Besides awarding crucial delegates, the New York outcome will also help set the tone for a series of primaries that will be held during the next two weeks in states where Trump is expected to do well. Pennsylvania, Connecticut, Delaware, Maryland, and Rhode Island hold primaries on April 26 with a total of 172 delegates on the line.
The biggest prize on April 26, Pennsylvania is also a wild card. With a total of 71 Republican delegates available, the commonwealth will elect 54 through a unique system where names will be listed on the ballot without information on the candidate they’d support. Those delegates also aren’t bound to the winner of the primary vote on the first round of convention balloting in Cleveland.
Trump Goes for Shutout
In the Republican race, the statewide voter percentage in New York will determine how 14 additional delegates are awarded. If Trump’s rivals can hold him short of 50 percent, they’ll get some of those. The latest RealClearPolitics average of recent polls has Trump at 53.1 percent, with Kasich at 22.8 percent and Cruz with 18.1 percent.
Candidates who get more than 50 percent of the vote in a congressional district will get all three of its delegates. If no candidate gets above 50 percent, then the top finisher gets two delegates and the second-place finisher gets one, so long as both win at least 20 percent of the vote.
Kasich held more than one campaign event in the 3rd Congressional District and both the 20th and 24th. Those last two include Schenectady and Syracuse, where he held town hall events on Monday.

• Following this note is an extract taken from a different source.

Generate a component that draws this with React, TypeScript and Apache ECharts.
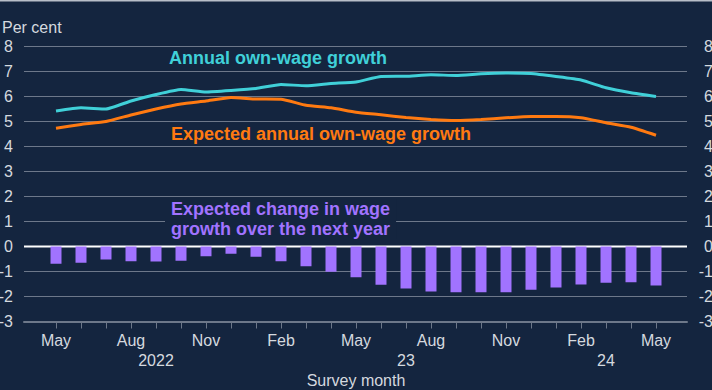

Some of the governor’s stops were in congressional districts with relatively few Republican voters. That included the 15th District that’s part of the Bronx, which has only 13,270 active enrolled Republicans, according to state elections data.
Kasich can’t secure the needed delegates before the convention to win the nomination, but hopes to accumulate enough to make a credible case as the most electable candidate who can unite the party.
The next best opportunity for anti-Trump forces could be the May 3 primary in Indiana, a state with demographic similarities to Wisconsin and Ohio, where the billionaire was defeated. Fifty-seven delegates will be awarded in Indiana on a winner-take-most basis, and the state also has a strong social conservative streak that could benefit Cruz, who has shown little ability to win over more secular Republican voters in the Northeast.
A dominant win for Trump in New York could help put behind him, at least for now, some of the gaffes and distractions his campaign has suffered in recent weeks. He’s recently moved to hire more campaign professionals and has shown the potential for being more disciplined as a candidate.
As Tuesday’s results come in, Clinton plans to hold what she expects to be a victory party at a Sheraton hotel near Times Square, while Sanders is moving on to Pennsylvania on Tuesday. The Republican front-runner plans to speak after the polls close from his Trump Tower in Midtown, while Cruz and Kasich will already have begun campaigning in Maryland and Pennsylvania.